[Records with drawing code]
──────────

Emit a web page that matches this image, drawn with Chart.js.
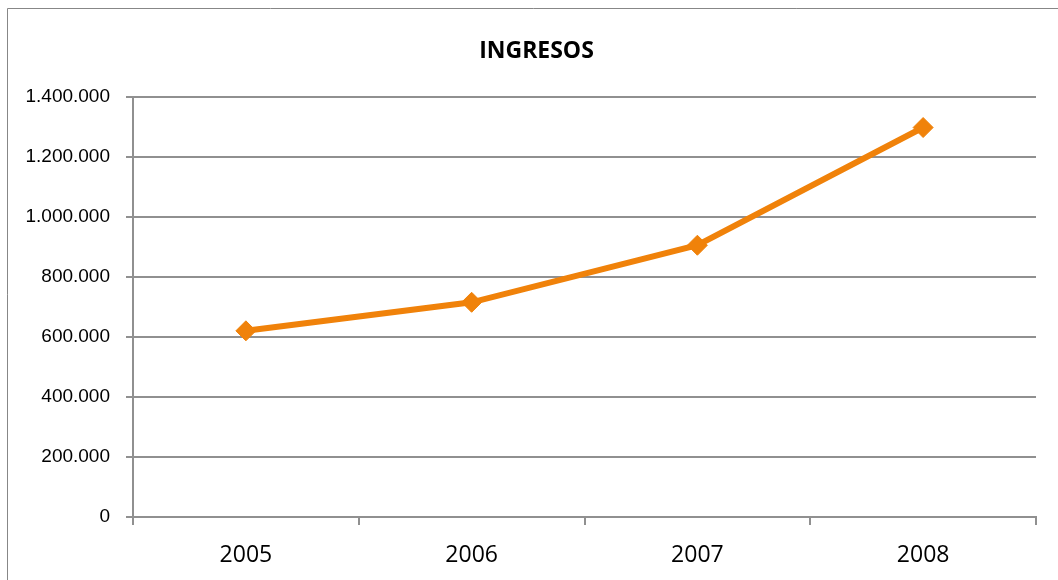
<!DOCTYPE html>
<html>
<head>
<meta charset="utf-8">
<script src="https://cdn.jsdelivr.net/npm/chart.js@4/dist/chart.umd.min.js"></script>
<style>
  html, body { margin: 0; padding: 0; background: #fff; }
  #wrap { width: 1058px; height: 580px; }
</style>
</head>
<body>
<div id="wrap"><canvas id="c" width="1058" height="580"></canvas></div>
<script>
const categories = ['2005', '2006', '2007', '2008'];
const ingresos = [620000, 715000, 905000, 1297000];
const titleText = 'INGRESOS';
const yMin = 0, yMax = 1400000, yStep = 200000;

function fmtES(v) {
  return String(Math.round(v)).replace(/\B(?=(\d{3})+(?!\d))/g, '.');
}

const framePlugin = {
  id: 'frame',
  afterLayout(chart) {
    const tb = chart.titleBlock;
    if (tb) { tb.left = 37; tb.width = tb.right - tb.left; }
  },
  beforeDraw(chart) {
    const ctx = chart.ctx;
    ctx.save();
    ctx.fillStyle = '#fff';
    ctx.fillRect(0, 0, chart.width, chart.height);
    ctx.strokeStyle = '#878787';
    ctx.lineWidth = 1;
    ctx.beginPath();
    ctx.moveTo(7.5, chart.height + 5);
    ctx.lineTo(7.5, 8.5);
    ctx.lineTo(chart.width + 5, 8.5);
    ctx.stroke();
    ctx.restore();
  }
};

const gridColor = '#909090';

new Chart(document.getElementById('c'), {
  type: 'line',
  data: {
    labels: categories,
    datasets: [{
      label: 'Ingresos',
      data: ingresos,
      borderColor: '#F0820A',
      backgroundColor: '#F0820A',
      borderWidth: 6,
      pointStyle: 'rectRot',
      pointRadius: 10,
      pointHoverRadius: 10,
      pointBorderWidth: 1,
      pointBorderColor: '#F0820A',
      pointBackgroundColor: '#F0820A',
      tension: 0,
      fill: false
    }]
  },
  options: {
    responsive: false,
    animation: false,
    layout: { padding: { left: 0, right: 22, top: 0, bottom: 0 } },
    plugins: {
      legend: { display: false },
      tooltip: { enabled: false },
      title: {
        display: true,
        text: titleText,
        color: '#000',
        font: { family: '"Open Sans", sans-serif', size: 23, weight: 'bold', lineHeight: 1.2 },
        padding: { top: 38, bottom: 31 }
      }
    },
    scales: {
      x: {
        type: 'category',
        offset: true,
        afterFit(scale) { scale.height = 63; },
        grid: {
          display: true,
          offset: true,
          drawOnChartArea: false,
          drawTicks: true,
          tickLength: 8,
          color: gridColor,
          lineWidth: 2
        },
        border: { display: true, color: gridColor, width: 2 },
        ticks: {
          color: '#000',
          padding: 17,
          font: { family: '"Open Sans", sans-serif', size: 23 },
          maxRotation: 0
        }
      },
      y: {
        min: yMin,
        max: yMax,
        afterFit(scale) { scale.width = 133; },
        grid: {
          display: true,
          drawOnChartArea: true,
          drawTicks: true,
          tickLength: 7,
          color: gridColor,
          lineWidth: 2
        },
        border: { display: true, color: gridColor, width: 2 },
        ticks: {
          stepSize: yStep,
          color: '#000',
          padding: 16,
          font: { family: '"Liberation Sans", Arial, sans-serif', size: 19 },
          callback: (v) => fmtES(v)
        }
      }
    }
  },
  plugins: [framePlugin]
});
</script>
</body>
</html>
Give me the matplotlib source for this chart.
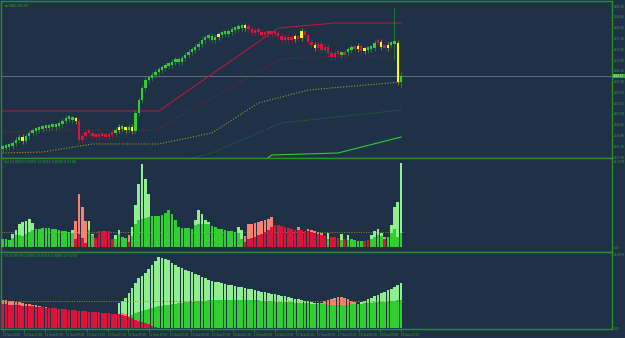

──────────

Your task is to reproduce all of the material exactly. The pictures stay out.

▶ [COMPLETED EXERCISE]
Emit a web page that matches this image, drawn with Chart.js.
<!DOCTYPE html>
<html>
<head>
<meta charset="utf-8">
<script src="https://cdn.jsdelivr.net/npm/chart.js@4/dist/chart.umd.min.js"></script>
<style>
  html, body { margin: 0; padding: 0; background: #fff; }
  #wrap { width: 1058px; height: 580px; }
</style>
</head>
<body>
<div id="wrap"><canvas id="c" width="1058" height="580"></canvas></div>
<script>
const categories = ['2005', '2006', '2007', '2008'];
const ingresos = [620000, 715000, 905000, 1297000];
const titleText = 'INGRESOS';
const yMin = 0, yMax = 1400000, yStep = 200000;

function fmtES(v) {
  return String(Math.round(v)).replace(/\B(?=(\d{3})+(?!\d))/g, '.');
}

const framePlugin = {
  id: 'frame',
  afterLayout(chart) {
    const tb = chart.titleBlock;
    if (tb) { tb.left = 37; tb.width = tb.right - tb.left; }
  },
  beforeDraw(chart) {
    const ctx = chart.ctx;
    ctx.save();
    ctx.fillStyle = '#fff';
    ctx.fillRect(0, 0, chart.width, chart.height);
    ctx.strokeStyle = '#878787';
    ctx.lineWidth = 1;
    ctx.beginPath();
    ctx.moveTo(7.5, chart.height + 5);
    ctx.lineTo(7.5, 8.5);
    ctx.lineTo(chart.width + 5, 8.5);
    ctx.stroke();
    ctx.restore();
  }
};

const gridColor = '#909090';

new Chart(document.getElementById('c'), {
  type: 'line',
  data: {
    labels: categories,
    datasets: [{
      label: 'Ingresos',
      data: ingresos,
      borderColor: '#F0820A',
      backgroundColor: '#F0820A',
      borderWidth: 6,
      pointStyle: 'rectRot',
      pointRadius: 10,
      pointHoverRadius: 10,
      pointBorderWidth: 1,
      pointBorderColor: '#F0820A',
      pointBackgroundColor: '#F0820A',
      tension: 0,
      fill: false
    }]
  },
  options: {
    responsive: false,
    animation: false,
    layout: { padding: { left: 0, right: 22, top: 0, bottom: 0 } },
    plugins: {
      legend: { display: false },
      tooltip: { enabled: false },
      title: {
        display: true,
        text: titleText,
        color: '#000',
        font: { family: '"Open Sans", sans-serif', size: 23, weight: 'bold', lineHeight: 1.2 },
        padding: { top: 38, bottom: 31 }
      }
    },
    scales: {
      x: {
        type: 'category',
        offset: true,
        afterFit(scale) { scale.height = 63; },
        grid: {
          display: true,
          offset: true,
          drawOnChartArea: false,
          drawTicks: true,
          tickLength: 8,
          color: gridColor,
          lineWidth: 2
        },
        border: { display: true, color: gridColor, width: 2 },
        ticks: {
          color: '#000',
          padding: 17,
          font: { family: '"Open Sans", sans-serif', size: 23 },
          maxRotation: 0
        }
      },
      y: {
        min: yMin,
        max: yMax,
        afterFit(scale) { scale.width = 133; },
        grid: {
          display: true,
          drawOnChartArea: true,
          drawTicks: true,
          tickLength: 7,
          color: gridColor,
          lineWidth: 2
        },
        border: { display: true, color: gridColor, width: 2 },
        ticks: {
          stepSize: yStep,
          color: '#000',
          padding: 16,
          font: { family: '"Liberation Sans", Arial, sans-serif', size: 19 },
          callback: (v) => fmtES(v)
        }
      }
    }
  },
  plugins: [framePlugin]
});
</script>
</body>
</html>
Give me the matplotlib source for this chart.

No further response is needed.